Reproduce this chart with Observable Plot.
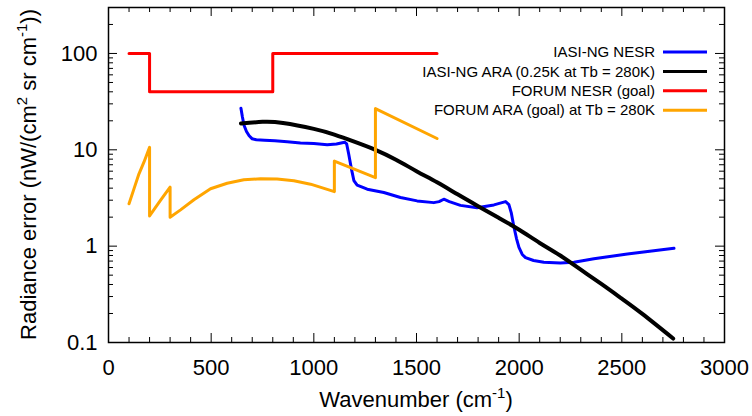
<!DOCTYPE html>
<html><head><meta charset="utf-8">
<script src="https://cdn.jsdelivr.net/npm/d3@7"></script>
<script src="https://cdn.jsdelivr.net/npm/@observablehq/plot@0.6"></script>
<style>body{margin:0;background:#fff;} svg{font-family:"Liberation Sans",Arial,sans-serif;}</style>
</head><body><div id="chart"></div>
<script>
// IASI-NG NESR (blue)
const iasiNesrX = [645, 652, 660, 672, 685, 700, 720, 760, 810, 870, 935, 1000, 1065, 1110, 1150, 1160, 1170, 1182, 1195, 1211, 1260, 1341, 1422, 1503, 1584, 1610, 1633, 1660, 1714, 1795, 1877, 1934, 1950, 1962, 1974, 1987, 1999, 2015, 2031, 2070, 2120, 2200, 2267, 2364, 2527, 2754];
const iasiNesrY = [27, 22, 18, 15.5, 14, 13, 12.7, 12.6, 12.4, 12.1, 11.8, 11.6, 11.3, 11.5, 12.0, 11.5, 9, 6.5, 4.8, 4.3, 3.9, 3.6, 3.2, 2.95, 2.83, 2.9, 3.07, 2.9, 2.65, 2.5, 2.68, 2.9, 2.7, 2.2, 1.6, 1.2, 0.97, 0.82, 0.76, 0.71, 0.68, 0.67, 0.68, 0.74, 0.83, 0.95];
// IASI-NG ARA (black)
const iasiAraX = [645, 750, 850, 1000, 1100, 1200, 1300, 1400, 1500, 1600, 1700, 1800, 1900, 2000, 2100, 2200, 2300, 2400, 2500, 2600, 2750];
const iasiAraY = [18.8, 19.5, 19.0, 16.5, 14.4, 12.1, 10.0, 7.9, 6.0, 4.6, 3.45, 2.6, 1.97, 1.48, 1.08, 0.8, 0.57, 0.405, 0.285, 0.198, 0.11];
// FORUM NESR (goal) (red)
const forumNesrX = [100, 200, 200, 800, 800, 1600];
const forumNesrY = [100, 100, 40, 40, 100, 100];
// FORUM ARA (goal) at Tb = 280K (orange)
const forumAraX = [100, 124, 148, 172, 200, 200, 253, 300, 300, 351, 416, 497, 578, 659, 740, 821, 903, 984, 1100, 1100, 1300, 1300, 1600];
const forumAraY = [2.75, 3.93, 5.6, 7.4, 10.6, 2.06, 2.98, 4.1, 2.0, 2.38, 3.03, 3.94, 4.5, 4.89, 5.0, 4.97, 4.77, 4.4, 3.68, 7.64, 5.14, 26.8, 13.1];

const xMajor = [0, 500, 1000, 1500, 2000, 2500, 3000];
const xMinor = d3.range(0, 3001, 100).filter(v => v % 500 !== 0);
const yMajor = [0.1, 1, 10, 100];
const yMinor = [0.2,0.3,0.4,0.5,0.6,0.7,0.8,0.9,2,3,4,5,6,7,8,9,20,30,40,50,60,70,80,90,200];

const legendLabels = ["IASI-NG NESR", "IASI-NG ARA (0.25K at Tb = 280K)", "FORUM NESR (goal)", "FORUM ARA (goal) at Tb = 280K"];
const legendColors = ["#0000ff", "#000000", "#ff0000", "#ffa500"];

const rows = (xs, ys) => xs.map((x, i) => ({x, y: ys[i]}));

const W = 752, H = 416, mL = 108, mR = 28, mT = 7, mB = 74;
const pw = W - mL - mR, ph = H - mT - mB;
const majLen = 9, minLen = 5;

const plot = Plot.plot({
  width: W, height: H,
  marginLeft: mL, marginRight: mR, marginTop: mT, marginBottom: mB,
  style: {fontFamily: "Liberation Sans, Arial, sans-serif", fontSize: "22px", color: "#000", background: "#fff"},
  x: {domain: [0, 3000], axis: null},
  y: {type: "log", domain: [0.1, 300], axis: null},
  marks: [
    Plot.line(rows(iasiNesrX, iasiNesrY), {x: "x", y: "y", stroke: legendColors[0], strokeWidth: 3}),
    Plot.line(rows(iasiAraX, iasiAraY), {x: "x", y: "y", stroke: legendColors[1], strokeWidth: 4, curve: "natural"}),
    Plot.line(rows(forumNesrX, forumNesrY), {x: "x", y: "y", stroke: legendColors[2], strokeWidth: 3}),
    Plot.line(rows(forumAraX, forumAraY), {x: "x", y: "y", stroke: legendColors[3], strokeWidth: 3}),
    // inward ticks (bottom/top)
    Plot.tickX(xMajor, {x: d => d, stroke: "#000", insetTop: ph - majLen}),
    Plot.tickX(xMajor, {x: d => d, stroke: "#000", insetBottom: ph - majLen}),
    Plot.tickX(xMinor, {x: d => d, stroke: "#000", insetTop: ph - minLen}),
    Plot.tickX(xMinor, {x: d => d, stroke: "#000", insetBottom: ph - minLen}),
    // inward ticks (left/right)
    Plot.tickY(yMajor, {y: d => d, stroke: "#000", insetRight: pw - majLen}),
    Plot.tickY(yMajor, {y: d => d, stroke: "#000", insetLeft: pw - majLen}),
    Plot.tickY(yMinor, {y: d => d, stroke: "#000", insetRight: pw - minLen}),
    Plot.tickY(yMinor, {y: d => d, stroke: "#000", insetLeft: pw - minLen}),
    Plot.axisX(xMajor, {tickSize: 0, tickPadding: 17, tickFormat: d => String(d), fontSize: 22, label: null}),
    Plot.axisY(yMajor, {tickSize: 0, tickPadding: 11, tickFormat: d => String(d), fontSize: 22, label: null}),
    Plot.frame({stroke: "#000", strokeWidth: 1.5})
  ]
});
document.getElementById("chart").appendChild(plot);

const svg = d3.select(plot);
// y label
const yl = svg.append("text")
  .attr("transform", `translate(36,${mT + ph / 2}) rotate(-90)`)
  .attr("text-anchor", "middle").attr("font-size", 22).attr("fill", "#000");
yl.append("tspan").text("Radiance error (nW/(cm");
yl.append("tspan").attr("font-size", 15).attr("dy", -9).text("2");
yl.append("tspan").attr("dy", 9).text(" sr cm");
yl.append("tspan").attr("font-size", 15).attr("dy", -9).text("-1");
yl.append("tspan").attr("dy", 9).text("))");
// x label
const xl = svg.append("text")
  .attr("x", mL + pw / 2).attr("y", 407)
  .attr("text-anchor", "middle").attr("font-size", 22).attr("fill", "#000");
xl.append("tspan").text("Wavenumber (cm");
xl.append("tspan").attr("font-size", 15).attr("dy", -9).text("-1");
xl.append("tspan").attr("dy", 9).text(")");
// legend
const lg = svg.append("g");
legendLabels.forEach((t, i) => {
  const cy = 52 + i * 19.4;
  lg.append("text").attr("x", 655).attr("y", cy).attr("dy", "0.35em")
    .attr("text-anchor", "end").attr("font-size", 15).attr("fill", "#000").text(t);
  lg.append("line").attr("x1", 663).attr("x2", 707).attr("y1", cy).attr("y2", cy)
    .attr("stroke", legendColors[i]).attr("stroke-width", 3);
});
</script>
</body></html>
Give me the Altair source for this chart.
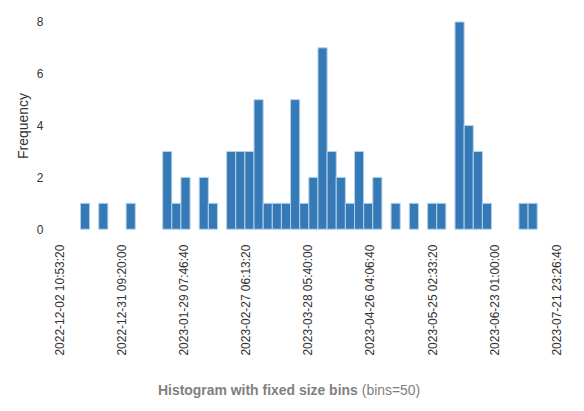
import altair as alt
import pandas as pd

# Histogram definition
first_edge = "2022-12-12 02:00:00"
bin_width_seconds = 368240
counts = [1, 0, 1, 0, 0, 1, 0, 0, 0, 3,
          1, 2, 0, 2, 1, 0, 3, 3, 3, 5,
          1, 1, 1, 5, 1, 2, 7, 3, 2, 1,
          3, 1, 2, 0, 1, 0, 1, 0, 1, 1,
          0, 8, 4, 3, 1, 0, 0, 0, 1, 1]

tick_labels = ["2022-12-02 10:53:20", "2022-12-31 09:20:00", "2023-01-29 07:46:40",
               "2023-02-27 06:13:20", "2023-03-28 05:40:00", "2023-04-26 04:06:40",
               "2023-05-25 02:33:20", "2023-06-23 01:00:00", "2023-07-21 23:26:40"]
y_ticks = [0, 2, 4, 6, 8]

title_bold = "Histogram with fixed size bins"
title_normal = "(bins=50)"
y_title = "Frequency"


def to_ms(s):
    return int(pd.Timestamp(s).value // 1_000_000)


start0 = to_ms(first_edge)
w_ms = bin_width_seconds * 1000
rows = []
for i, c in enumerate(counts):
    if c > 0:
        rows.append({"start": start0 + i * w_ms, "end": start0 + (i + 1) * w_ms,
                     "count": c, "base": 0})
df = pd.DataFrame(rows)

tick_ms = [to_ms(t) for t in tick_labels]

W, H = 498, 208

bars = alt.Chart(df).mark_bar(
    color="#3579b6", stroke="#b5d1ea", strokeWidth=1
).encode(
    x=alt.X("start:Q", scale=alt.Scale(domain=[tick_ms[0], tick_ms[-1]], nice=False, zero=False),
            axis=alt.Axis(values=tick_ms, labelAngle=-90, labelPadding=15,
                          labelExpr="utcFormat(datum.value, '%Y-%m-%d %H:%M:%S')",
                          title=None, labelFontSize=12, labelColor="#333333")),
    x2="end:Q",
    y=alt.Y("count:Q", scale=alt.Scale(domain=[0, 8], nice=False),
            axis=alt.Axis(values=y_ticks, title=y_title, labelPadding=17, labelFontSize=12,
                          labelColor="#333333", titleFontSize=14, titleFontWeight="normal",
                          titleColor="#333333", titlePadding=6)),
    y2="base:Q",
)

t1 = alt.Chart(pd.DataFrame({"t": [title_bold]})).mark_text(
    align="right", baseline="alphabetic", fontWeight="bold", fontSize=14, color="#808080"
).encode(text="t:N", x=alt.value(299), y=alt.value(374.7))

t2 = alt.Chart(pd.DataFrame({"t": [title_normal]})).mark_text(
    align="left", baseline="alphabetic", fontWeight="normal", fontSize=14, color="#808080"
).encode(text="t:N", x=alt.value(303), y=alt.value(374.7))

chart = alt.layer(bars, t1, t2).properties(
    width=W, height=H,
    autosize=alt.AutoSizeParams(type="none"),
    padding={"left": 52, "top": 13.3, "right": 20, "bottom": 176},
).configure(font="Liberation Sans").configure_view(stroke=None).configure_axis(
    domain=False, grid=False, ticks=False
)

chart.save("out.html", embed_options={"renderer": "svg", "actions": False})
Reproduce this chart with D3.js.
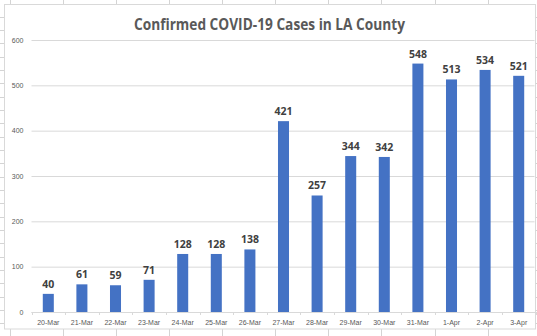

════════════════

Work required:
Repeat exactly the lines above, from the line that contains "Give me the Altair source for this chart." down through the line that contains "y_ticks = [0, 2, 4, 6, 8]". Include both of those lines and none of the pictures.

The completed task:
Give me the Altair source for this chart.
import altair as alt
import pandas as pd

# Histogram definition
first_edge = "2022-12-12 02:00:00"
bin_width_seconds = 368240
counts = [1, 0, 1, 0, 0, 1, 0, 0, 0, 3,
          1, 2, 0, 2, 1, 0, 3, 3, 3, 5,
          1, 1, 1, 5, 1, 2, 7, 3, 2, 1,
          3, 1, 2, 0, 1, 0, 1, 0, 1, 1,
          0, 8, 4, 3, 1, 0, 0, 0, 1, 1]

tick_labels = ["2022-12-02 10:53:20", "2022-12-31 09:20:00", "2023-01-29 07:46:40",
               "2023-02-27 06:13:20", "2023-03-28 05:40:00", "2023-04-26 04:06:40",
               "2023-05-25 02:33:20", "2023-06-23 01:00:00", "2023-07-21 23:26:40"]
y_ticks = [0, 2, 4, 6, 8]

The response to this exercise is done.